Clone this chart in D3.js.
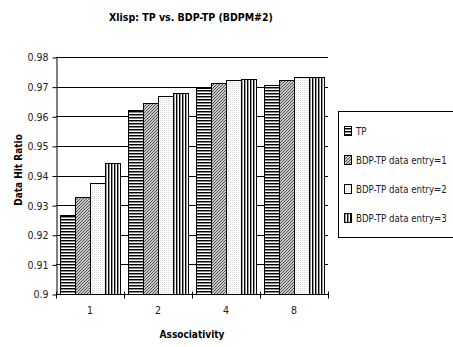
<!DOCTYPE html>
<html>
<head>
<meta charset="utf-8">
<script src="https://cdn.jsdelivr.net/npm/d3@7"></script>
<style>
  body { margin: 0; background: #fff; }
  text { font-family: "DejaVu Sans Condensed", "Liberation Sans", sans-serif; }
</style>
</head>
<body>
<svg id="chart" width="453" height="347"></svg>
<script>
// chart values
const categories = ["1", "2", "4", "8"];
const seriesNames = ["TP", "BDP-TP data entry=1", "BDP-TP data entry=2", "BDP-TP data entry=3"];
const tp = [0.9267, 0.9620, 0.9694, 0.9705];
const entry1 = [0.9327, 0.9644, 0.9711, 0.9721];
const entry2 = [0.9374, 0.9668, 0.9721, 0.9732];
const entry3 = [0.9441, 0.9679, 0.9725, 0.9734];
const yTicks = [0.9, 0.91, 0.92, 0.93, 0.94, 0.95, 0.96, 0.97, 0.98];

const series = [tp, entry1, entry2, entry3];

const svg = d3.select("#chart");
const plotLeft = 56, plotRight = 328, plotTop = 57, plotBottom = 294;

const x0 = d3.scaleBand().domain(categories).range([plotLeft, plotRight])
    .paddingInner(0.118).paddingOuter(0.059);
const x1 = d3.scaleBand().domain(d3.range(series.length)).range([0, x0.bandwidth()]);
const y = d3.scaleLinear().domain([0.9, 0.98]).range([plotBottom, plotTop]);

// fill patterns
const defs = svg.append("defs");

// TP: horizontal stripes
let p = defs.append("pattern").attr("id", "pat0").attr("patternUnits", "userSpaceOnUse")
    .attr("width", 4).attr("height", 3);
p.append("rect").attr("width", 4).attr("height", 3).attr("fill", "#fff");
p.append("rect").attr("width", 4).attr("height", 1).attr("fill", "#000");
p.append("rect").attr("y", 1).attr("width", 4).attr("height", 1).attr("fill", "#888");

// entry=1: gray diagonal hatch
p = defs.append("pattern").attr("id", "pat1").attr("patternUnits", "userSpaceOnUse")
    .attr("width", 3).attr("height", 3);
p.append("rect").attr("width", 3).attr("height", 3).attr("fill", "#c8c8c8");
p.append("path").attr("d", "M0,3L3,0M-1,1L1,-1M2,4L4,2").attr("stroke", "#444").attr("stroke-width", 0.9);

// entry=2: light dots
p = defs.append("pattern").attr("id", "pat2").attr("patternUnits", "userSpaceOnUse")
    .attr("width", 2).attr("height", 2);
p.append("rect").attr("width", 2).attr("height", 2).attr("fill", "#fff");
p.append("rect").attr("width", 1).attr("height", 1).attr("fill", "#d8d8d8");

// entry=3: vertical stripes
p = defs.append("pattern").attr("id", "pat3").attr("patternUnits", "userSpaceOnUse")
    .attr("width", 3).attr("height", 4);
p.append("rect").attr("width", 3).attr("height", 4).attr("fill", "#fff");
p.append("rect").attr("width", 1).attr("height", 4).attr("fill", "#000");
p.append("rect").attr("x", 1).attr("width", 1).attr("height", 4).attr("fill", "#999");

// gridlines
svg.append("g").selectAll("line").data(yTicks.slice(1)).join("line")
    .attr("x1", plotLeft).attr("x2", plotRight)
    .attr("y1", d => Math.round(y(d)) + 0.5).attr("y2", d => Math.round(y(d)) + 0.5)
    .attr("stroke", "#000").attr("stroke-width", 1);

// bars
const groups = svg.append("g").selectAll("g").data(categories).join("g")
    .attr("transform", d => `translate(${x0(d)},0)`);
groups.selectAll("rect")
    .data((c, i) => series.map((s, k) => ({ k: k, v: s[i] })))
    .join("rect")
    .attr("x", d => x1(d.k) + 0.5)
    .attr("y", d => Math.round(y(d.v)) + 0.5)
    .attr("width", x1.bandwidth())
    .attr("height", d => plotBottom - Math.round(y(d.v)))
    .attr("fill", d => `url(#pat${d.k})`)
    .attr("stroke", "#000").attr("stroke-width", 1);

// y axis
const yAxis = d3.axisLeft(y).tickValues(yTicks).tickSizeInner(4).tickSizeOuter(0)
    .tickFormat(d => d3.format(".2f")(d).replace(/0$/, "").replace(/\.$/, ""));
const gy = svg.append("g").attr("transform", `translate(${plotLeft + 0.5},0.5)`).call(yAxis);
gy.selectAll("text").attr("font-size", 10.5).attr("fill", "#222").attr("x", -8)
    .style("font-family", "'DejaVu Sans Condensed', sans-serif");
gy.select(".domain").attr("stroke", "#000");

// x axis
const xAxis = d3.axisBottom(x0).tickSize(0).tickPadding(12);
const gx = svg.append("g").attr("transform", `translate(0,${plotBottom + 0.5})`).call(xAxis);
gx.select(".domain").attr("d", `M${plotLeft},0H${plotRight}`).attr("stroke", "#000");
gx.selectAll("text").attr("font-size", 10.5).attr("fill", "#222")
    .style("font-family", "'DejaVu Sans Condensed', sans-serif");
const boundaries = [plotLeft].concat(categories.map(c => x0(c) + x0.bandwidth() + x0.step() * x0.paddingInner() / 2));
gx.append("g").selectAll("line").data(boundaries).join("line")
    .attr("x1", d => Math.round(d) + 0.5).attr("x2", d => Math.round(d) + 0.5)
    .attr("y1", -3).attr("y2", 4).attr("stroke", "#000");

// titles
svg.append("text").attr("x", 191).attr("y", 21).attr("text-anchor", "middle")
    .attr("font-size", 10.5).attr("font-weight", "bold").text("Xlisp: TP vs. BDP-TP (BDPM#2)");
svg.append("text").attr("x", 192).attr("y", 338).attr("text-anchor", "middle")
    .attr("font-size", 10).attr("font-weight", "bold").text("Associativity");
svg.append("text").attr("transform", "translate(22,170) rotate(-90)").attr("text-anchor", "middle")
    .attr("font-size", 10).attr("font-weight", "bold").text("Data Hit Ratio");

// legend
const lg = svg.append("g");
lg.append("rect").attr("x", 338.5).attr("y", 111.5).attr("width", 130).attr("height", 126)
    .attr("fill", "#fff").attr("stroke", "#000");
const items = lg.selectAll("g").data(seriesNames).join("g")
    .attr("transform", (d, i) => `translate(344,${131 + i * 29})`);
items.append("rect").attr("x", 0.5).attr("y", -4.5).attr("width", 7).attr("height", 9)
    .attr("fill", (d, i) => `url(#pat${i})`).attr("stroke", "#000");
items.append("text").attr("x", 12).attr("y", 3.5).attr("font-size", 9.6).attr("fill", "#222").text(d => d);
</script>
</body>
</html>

····················

Look at the listing and set down only the lines from its start through the line with "const plotLeft = 56, plotRight", word for word and without pictures.

* **Answer for this exercise**
Clone this chart in D3.js.
<!DOCTYPE html>
<html>
<head>
<meta charset="utf-8">
<script src="https://cdn.jsdelivr.net/npm/d3@7"></script>
<style>
  body { margin: 0; background: #fff; }
  text { font-family: "DejaVu Sans Condensed", "Liberation Sans", sans-serif; }
</style>
</head>
<body>
<svg id="chart" width="453" height="347"></svg>
<script>
// chart values
const categories = ["1", "2", "4", "8"];
const seriesNames = ["TP", "BDP-TP data entry=1", "BDP-TP data entry=2", "BDP-TP data entry=3"];
const tp = [0.9267, 0.9620, 0.9694, 0.9705];
const entry1 = [0.9327, 0.9644, 0.9711, 0.9721];
const entry2 = [0.9374, 0.9668, 0.9721, 0.9732];
const entry3 = [0.9441, 0.9679, 0.9725, 0.9734];
const yTicks = [0.9, 0.91, 0.92, 0.93, 0.94, 0.95, 0.96, 0.97, 0.98];

const series = [tp, entry1, entry2, entry3];

const svg = d3.select("#chart");
const plotLeft = 56, plotRight = 328, plotTop = 57, plotBottom = 294;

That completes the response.